• **Brief**
Retype the whole listing, please, keeping every line exact and dropping the pictures.
"""
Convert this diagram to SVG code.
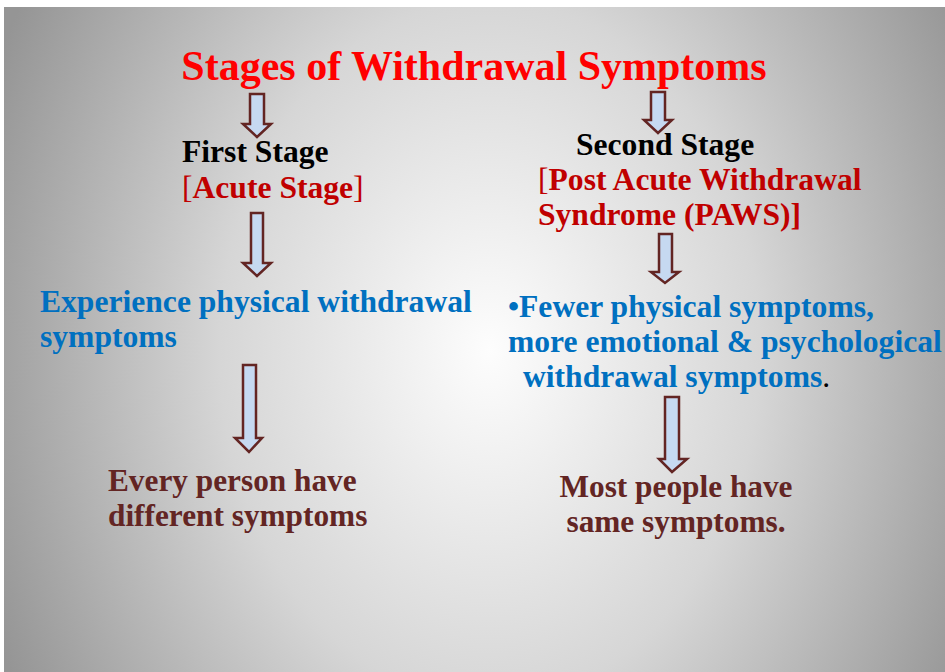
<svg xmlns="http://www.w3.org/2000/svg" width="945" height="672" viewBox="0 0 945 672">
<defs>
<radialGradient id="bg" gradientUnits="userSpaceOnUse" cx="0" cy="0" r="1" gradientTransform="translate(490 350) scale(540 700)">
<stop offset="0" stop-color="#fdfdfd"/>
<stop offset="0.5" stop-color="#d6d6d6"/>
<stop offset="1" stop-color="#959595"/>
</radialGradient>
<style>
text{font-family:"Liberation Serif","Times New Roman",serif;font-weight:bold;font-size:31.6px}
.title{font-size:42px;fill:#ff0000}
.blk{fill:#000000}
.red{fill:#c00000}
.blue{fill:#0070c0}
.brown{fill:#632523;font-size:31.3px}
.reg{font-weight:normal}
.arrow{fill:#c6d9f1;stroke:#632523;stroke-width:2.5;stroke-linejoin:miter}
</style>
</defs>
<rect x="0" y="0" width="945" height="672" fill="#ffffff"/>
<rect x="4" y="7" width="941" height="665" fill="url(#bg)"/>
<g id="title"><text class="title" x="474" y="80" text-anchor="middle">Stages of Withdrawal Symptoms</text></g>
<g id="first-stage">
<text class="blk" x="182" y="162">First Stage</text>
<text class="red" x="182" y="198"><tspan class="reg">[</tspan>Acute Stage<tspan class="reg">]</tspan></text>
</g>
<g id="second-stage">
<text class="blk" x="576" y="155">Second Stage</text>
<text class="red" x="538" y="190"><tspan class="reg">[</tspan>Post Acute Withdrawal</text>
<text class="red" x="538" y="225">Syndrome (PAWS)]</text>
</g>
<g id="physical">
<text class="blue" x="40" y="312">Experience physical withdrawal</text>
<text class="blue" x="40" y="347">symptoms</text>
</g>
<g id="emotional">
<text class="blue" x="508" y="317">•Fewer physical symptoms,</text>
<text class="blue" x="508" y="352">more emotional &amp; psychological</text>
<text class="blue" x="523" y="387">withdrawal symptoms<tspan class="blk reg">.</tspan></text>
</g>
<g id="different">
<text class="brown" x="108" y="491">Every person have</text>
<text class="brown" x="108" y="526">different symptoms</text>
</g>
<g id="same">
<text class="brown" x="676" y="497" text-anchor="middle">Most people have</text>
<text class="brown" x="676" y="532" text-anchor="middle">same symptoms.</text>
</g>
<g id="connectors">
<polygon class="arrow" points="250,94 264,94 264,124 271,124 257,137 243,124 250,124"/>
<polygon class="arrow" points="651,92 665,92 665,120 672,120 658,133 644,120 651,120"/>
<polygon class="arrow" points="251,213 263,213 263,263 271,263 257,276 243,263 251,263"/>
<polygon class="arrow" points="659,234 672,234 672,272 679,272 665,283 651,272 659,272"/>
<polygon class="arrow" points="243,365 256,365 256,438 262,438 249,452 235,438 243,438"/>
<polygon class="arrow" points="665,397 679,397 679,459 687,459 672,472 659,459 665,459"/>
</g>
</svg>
"""
• **Written answer**
Convert this diagram to SVG code.
<svg xmlns="http://www.w3.org/2000/svg" width="945" height="672" viewBox="0 0 945 672">
<defs>
<radialGradient id="bg" gradientUnits="userSpaceOnUse" cx="0" cy="0" r="1" gradientTransform="translate(490 350) scale(540 700)">
<stop offset="0" stop-color="#fdfdfd"/>
<stop offset="0.5" stop-color="#d6d6d6"/>
<stop offset="1" stop-color="#959595"/>
</radialGradient>
<style>
text{font-family:"Liberation Serif","Times New Roman",serif;font-weight:bold;font-size:31.6px}
.title{font-size:42px;fill:#ff0000}
.blk{fill:#000000}
.red{fill:#c00000}
.blue{fill:#0070c0}
.brown{fill:#632523;font-size:31.3px}
.reg{font-weight:normal}
.arrow{fill:#c6d9f1;stroke:#632523;stroke-width:2.5;stroke-linejoin:miter}
</style>
</defs>
<rect x="0" y="0" width="945" height="672" fill="#ffffff"/>
<rect x="4" y="7" width="941" height="665" fill="url(#bg)"/>
<g id="title"><text class="title" x="474" y="80" text-anchor="middle">Stages of Withdrawal Symptoms</text></g>
<g id="first-stage">
<text class="blk" x="182" y="162">First Stage</text>
<text class="red" x="182" y="198"><tspan class="reg">[</tspan>Acute Stage<tspan class="reg">]</tspan></text>
</g>
<g id="second-stage">
<text class="blk" x="576" y="155">Second Stage</text>
<text class="red" x="538" y="190"><tspan class="reg">[</tspan>Post Acute Withdrawal</text>
<text class="red" x="538" y="225">Syndrome (PAWS)]</text>
</g>
<g id="physical">
<text class="blue" x="40" y="312">Experience physical withdrawal</text>
<text class="blue" x="40" y="347">symptoms</text>
</g>
<g id="emotional">
<text class="blue" x="508" y="317">•Fewer physical symptoms,</text>
<text class="blue" x="508" y="352">more emotional &amp; psychological</text>
<text class="blue" x="523" y="387">withdrawal symptoms<tspan class="blk reg">.</tspan></text>
</g>
<g id="different">
<text class="brown" x="108" y="491">Every person have</text>
<text class="brown" x="108" y="526">different symptoms</text>
</g>
<g id="same">
<text class="brown" x="676" y="497" text-anchor="middle">Most people have</text>
<text class="brown" x="676" y="532" text-anchor="middle">same symptoms.</text>
</g>
<g id="connectors">
<polygon class="arrow" points="250,94 264,94 264,124 271,124 257,137 243,124 250,124"/>
<polygon class="arrow" points="651,92 665,92 665,120 672,120 658,133 644,120 651,120"/>
<polygon class="arrow" points="251,213 263,213 263,263 271,263 257,276 243,263 251,263"/>
<polygon class="arrow" points="659,234 672,234 672,272 679,272 665,283 651,272 659,272"/>
<polygon class="arrow" points="243,365 256,365 256,438 262,438 249,452 235,438 243,438"/>
<polygon class="arrow" points="665,397 679,397 679,459 687,459 672,472 659,459 665,459"/>
</g>
</svg>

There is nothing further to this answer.